In summation, most of the great temples from bygone days were established by and for the Emperor, or by and for powerful families, not for the people. It is unclear if TERA / DERA are used by powerful families, and JI and IN are reserved for the Japanese court. But it seems clear that IN is often used to denote smaller temple complexes within larger Buddhist estates. In Kamakura, Meigetsu-in was originally part of Kenchō-ji temple. In Kyoto, the Byōdō-in temple was originally managed by the Enraku-ji Temple.

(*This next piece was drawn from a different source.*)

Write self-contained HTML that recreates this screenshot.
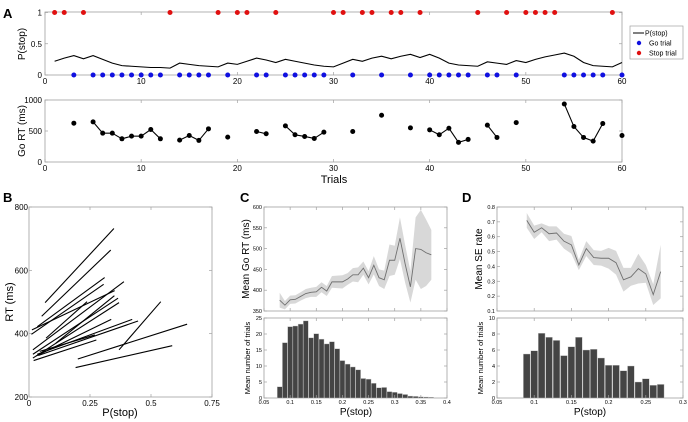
<!DOCTYPE html>
<html><head><meta charset="utf-8"><style>
html,body{margin:0;padding:0;background:#fff;}
svg{display:block;font-family:"Liberation Sans",Arial,sans-serif;}
</style></head><body>
<svg id="fig" width="688" height="422" viewBox="0 0 688 422" xmlns="http://www.w3.org/2000/svg"></svg>
<script>
// ---- Panel A data ----
const stopTrials=[1,2,4,13,18,20,21,24,30,31,33,34,36,37,39,45,48,50,51,52,53,59];
const goTrials=[3,5,6,7,8,9,10,11,12,14,15,16,17,19,22,23,25,26,27,28,29,32,35,38,40,41,42,43,44,46,47,49,54,55,56,57,58,60];
const pStop=[0.22,0.27,0.31,0.26,0.31,0.25,0.19,0.15,0.14,0.13,0.12,0.12,0.11,0.19,0.17,0.15,0.14,0.13,0.19,0.17,0.22,0.27,0.24,0.20,0.25,0.22,0.19,0.16,0.14,0.13,0.19,0.25,0.22,0.27,0.30,0.26,0.30,0.33,0.28,0.33,0.27,0.19,0.16,0.15,0.14,0.21,0.19,0.17,0.23,0.20,0.25,0.29,0.32,0.35,0.30,0.20,0.15,0.14,0.13,0.20];
const goRT=[626,647,465,465,374,417,417,524,374,353,428,348,535,401,492,455,583,439,412,380,481,492,754,551,519,439,545,316,364,594,396,636,936,572,396,337,620,428];
const aXTicks=[0,10,20,30,40,50,60];
// ---- Panel B data ----
const bX1=[0.066,0.052,0.034,0.010,0.012,0.016,0.016,0.016,0.030,0.034,0.038,0.044,0.019,0.369,0.200,0.191,0.110,0.070];
const bY1=[498,455,422,398,412,349,335,323,330,335,331,344,315,349,320,293,370,386];
const bX2=[0.348,0.335,0.310,0.306,0.351,0.389,0.365,0.369,0.337,0.423,0.447,0.270,0.276,0.540,0.648,0.587,0.350,0.238];
const bY2=[732,664,577,556,536,564,512,498,445,445,440,396,380,501,430,362,520,501];
// ---- Panel C data ----
const cBins=[0.08,0.09,0.10,0.11,0.12,0.13,0.14,0.15,0.16,0.17,0.18,0.19,0.20,0.21,0.22,0.23,0.24,0.25,0.26,0.27,0.28,0.29,0.30,0.31,0.32,0.33,0.34,0.35,0.36,0.37];
const cMean=[376,364,377,378,385,392,395,396,407,398,420,420,420,427,437,437,453,430,460,430,425,472,472,525,463,408,500,498,490,485];
const cErr=[18,10,10,10,10,11,11,12,12,12,14,15,16,14,16,18,16,16,22,20,22,38,35,50,45,38,75,95,80,60];
const cCount=[3.5,17.3,22.3,22.5,23.1,24.1,18.8,20.1,18.4,16.9,17.6,15.4,11.7,10.6,9.7,8.8,6.1,5.9,4.6,3.2,3.3,2.0,1.8,1.4,1.1,0.6,0.5,0.35,0.3,0.25];
// ---- Panel D data ----
const dBins=[0.09,0.10,0.11,0.12,0.13,0.14,0.15,0.16,0.17,0.18,0.19,0.20,0.21,0.22,0.23,0.24,0.25,0.26,0.27];
const dMean=[0.71,0.63,0.66,0.62,0.625,0.57,0.545,0.41,0.52,0.46,0.455,0.455,0.425,0.31,0.33,0.385,0.35,0.21,0.365];
const dErr=[0.05,0.045,0.03,0.05,0.045,0.05,0.06,0.035,0.05,0.05,0.05,0.07,0.08,0.08,0.06,0.1,0.06,0.07,0.18];
const dCount=[5.5,5.9,8.1,7.6,7.2,5.3,6.4,7.6,6.0,6.1,5.0,4.1,4.1,3.4,4.0,2.0,2.4,1.6,1.7];

const svg=document.getElementById('fig');
const NS='http://www.w3.org/2000/svg';
function mk(tag,attrs,name,txt){
  const el=document.createElementNS(NS,tag);
  for(const k in attrs) el.setAttribute(k,attrs[k]);
  
  
  if(txt!==undefined) el.textContent=txt;
  svg.appendChild(el);
  return el;
}
function txt(x,y,s,size,anchor,name,rot,weight){
  const a={x:x,y:y,'font-size':size,'text-anchor':anchor||'middle',fill:'#000'};
  if(rot) a.transform='rotate(-90 '+x+' '+y+')';
  if(weight) a['font-weight']=weight;
  return mk('text',a,name,s);
}
function box(x1,y1,x2,y2,name){
  mk('rect',{x:x1,y:y1,width:x2-x1,height:y2-y1,fill:'none',stroke:'#a0a0a0','stroke-width':0.8},name);
}
function tickX(x,yb,yt,name){
  mk('line',{x1:x,y1:yb,x2:x,y2:yb-3,stroke:'#a0a0a0','stroke-width':0.7},name);
  mk('line',{x1:x,y1:yt,x2:x,y2:yt+3,stroke:'#a0a0a0','stroke-width':0.7},name);
}
function tickY(y,xl,xr,name){
  mk('line',{x1:xl,y1:y,x2:xl+3,y2:y,stroke:'#a0a0a0','stroke-width':0.7},name);
  mk('line',{x1:xr,y1:y,x2:xr-3,y2:y,stroke:'#a0a0a0','stroke-width':0.7},name);
}

// panel letters
txt(3,18,'A',13,'start','panel-label-a',false,'bold');
txt(3,202,'B',13,'start','panel-label-b',false,'bold');
txt(240,202,'C',13,'start','panel-label-c',false,'bold');
txt(462,202,'D',13,'start','panel-label-d',false,'bold');

// ===== Panel A =====
const ax=t=>45+t*(577/60);
const ay1=v=>75-v*62.5;
const ay2=v=>162-v*0.062;
box(45,12,622,75,'pstop-plot-frame');
box(45,100,622,162,'gort-plot-frame');
aXTicks.forEach(t=>{
  tickX(ax(t),75,12,'pstop-x-tick');
  tickX(ax(t),162,100,'gort-x-tick');
  txt(ax(t),84,String(t),8,'middle','pstop-x-tick-label');
  txt(ax(t),171,String(t),8,'middle','gort-x-tick-label');
});
[[0,'0'],[0.5,'0.5'],[1,'1']].forEach(p=>{tickY(ay1(p[0]),45,622,'pstop-y-tick');txt(42,ay1(p[0])+3,p[1],8,'end','pstop-y-tick-label');});
[[0,'0'],[500,'500'],[1000,'1000']].forEach(p=>{tickY(ay2(p[0]),45,622,'gort-y-tick');txt(42,ay2(p[0])+3,p[1],8,'end','gort-y-tick-label');});
txt(25,44,'P(stop)',10,'middle','pstop-y-axis-title',true);
txt(25,131,'Go RT (ms)',10,'middle','gort-y-axis-title',true);
txt(334,183,'Trials',11,'middle','trials-x-axis-title');
let pts=pStop.map((v,i)=>ax(i+1)+','+ay1(v)).join(' ');
mk('polyline',{points:pts,fill:'none',stroke:'#000','stroke-width':1.1},'pstop-line');
stopTrials.forEach(t=>mk('circle',{cx:ax(t),cy:ay1(1),r:2.5,fill:'#e01010'},'stop-trial-dot'));
goTrials.forEach(t=>mk('circle',{cx:ax(t),cy:ay1(0),r:2.5,fill:'#1010e0'},'go-trial-dot'));
for(let i=0;i<goTrials.length-1;i++){
  if(goTrials[i+1]===goTrials[i]+1)
    mk('line',{x1:ax(goTrials[i]),y1:ay2(goRT[i]),x2:ax(goTrials[i+1]),y2:ay2(goRT[i+1]),stroke:'#000','stroke-width':1.1},'gort-segment');
}
goTrials.forEach((t,i)=>mk('circle',{cx:ax(t),cy:ay2(goRT[i]),r:2.5,fill:'#000'},'gort-point'));
// legend
mk('rect',{x:630,y:26,width:53,height:33,fill:'#fff',stroke:'#a0a0a0','stroke-width':0.7},'legend-box');
mk('line',{x1:633,y1:33,x2:644,y2:33,stroke:'#000','stroke-width':1},'legend-pstop-line');
txt(645,35.5,'P(stop)',7,'start','legend-entry-pstop');
mk('circle',{cx:639,cy:43,r:2.2,fill:'#1010e0'},'legend-go-dot');
txt(649,45.5,'Go trial',7,'start','legend-entry-go');
mk('circle',{cx:639,cy:53,r:2.2,fill:'#e01010'},'legend-stop-dot');
txt(649,55.5,'Stop trial',7,'start','legend-entry-stop');

// ===== Panel B =====
const bx=v=>29+v/0.75*183;
const by=v=>397-(v-200)/600*190;
box(29,207,212,397,'panel-b-frame');
[0,0.25,0.5,0.75].forEach(v=>{tickX(bx(v),397,207,'b-x-tick');txt(bx(v),406,String(v),8,'middle','b-x-tick-label');});
[200,400,600,800].forEach(v=>{tickY(by(v),29,212,'b-y-tick');txt(28,by(v)+3,String(v),8,'end','b-y-tick-label');});
txt(120,416,'P(stop)',11,'middle','b-x-axis-title');
txt(13,302,'RT (ms)',11,'middle','b-y-axis-title',true);
bX1.forEach((v,i)=>mk('line',{x1:bx(v),y1:by(bY1[i]),x2:bx(bX2[i]),y2:by(bY2[i]),stroke:'#000','stroke-width':1.1},'subject-regression-line'));

// ===== Panels C & D (shared helpers) =====
function bandPanel(bins,mean,err,xs,ys,name){
  let up=bins.map((b,i)=>xs(b)+','+ys(mean[i]+err[i]));
  let dn=bins.map((b,i)=>xs(b)+','+ys(mean[i]-err[i])).reverse();
  mk('polygon',{points:up.concat(dn).join(' '),fill:'#d8d8d8',stroke:'none'},name+'-error-band');
  mk('polyline',{points:bins.map((b,i)=>xs(b)+','+ys(mean[i])).join(' '),fill:'none',stroke:'#707070','stroke-width':0.9},name+'-mean-line');
}
// C
const cx=v=>264+(v-0.05)/0.35*183;
const cyU=v=>311-(v-350)/250*104;
const cyL=v=>398-v/25*80;
bandPanel(cBins,cMean,cErr,cx,cyU,'c');
box(264,207,447,311,'c-upper-frame');
box(264,318,447,398,'c-lower-frame');
cBins.forEach((b,i)=>mk('rect',{x:cx(b)-2.5,y:cyL(cCount[i]),width:5,height:398-cyL(cCount[i]),fill:'#444',stroke:'#ccc','stroke-width':0.4},'c-histogram-bar'));
[0.05,0.1,0.15,0.2,0.25,0.3,0.35,0.4].forEach(v=>{tickX(cx(v),311,207,'c-upper-x-tick');tickX(cx(v),398,318,'c-lower-x-tick');txt(cx(v),404,String(v),5.5,'middle','c-x-tick-label');});
[350,400,450,500,550,600].forEach(v=>{tickY(cyU(v),264,447,'c-upper-y-tick');txt(262,cyU(v)+2,String(v),5.5,'end','c-upper-y-tick-label');});
[0,5,10,15,20,25].forEach(v=>{tickY(cyL(v),264,447,'c-lower-y-tick');txt(262,cyL(v)+2,String(v),5.5,'end','c-lower-y-tick-label');});
txt(249,259,'Mean Go RT (ms)',10,'middle','c-upper-y-axis-title',true);
txt(250,358,'Mean number of trials',7.5,'middle','c-lower-y-axis-title',true);
txt(356,415,'P(stop)',10,'middle','c-x-axis-title');
// D
const dx=v=>497+(v-0.05)/0.25*186;
const dyU=v=>311-(v-0.1)/0.7*104;
const dyL=v=>398-v/10*80;
bandPanel(dBins,dMean,dErr,dx,dyU,'d');
box(497,207,683,311,'d-upper-frame');
box(497,318,683,398,'d-lower-frame');
dBins.forEach((b,i)=>mk('rect',{x:dx(b)-3.4,y:dyL(dCount[i]),width:6.8,height:398-dyL(dCount[i]),fill:'#444',stroke:'#ccc','stroke-width':0.4},'d-histogram-bar'));
[0.05,0.1,0.15,0.2,0.25,0.3].forEach(v=>{tickX(dx(v),311,207,'d-upper-x-tick');tickX(dx(v),398,318,'d-lower-x-tick');txt(dx(v),404,String(v),5.5,'middle','d-x-tick-label');});
[0.1,0.2,0.3,0.4,0.5,0.6,0.7,0.8].forEach(v=>{tickY(dyU(v),497,683,'d-upper-y-tick');txt(495,dyU(v)+2,String(v),5.5,'end','d-upper-y-tick-label');});
[0,2,4,6,8,10].forEach(v=>{tickY(dyL(v),497,683,'d-lower-y-tick');txt(495,dyL(v)+2,String(v),5.5,'end','d-lower-y-tick-label');});
txt(482,259,'Mean SE rate',10,'middle','d-upper-y-axis-title',true);
txt(483,358,'Mean number of trials',7.5,'middle','d-lower-y-axis-title',true);
txt(590,415,'P(stop)',10,'middle','d-x-axis-title');
</script>
</body></html>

The origin of the Japanese word TERA, it is said, stems from the Korean word CHORU, but this has never been clearly proven. In ancient China, the term 寺 (TERA / DERA) was an office for government ministers. Some legends say that, long ago, two Buddhist priests visited China, and the Chinese emperor build them a 寺 (TERA / DERA) as their guest home. Just like these wandering priests, the Historical Buddha never settled into one place -- he wandered from place to place, preaching and teaching. This might be the origin of the term TERA (temple), a "temporary" lodging for those who believe and teach the Buddhist philosophy.
NOTE: In modern Japan, there are Buddhist head temples with sub-temples under their management (i.e., denomination temples). The head temple is called "Hon-Zan" or "So-Hon-Zan."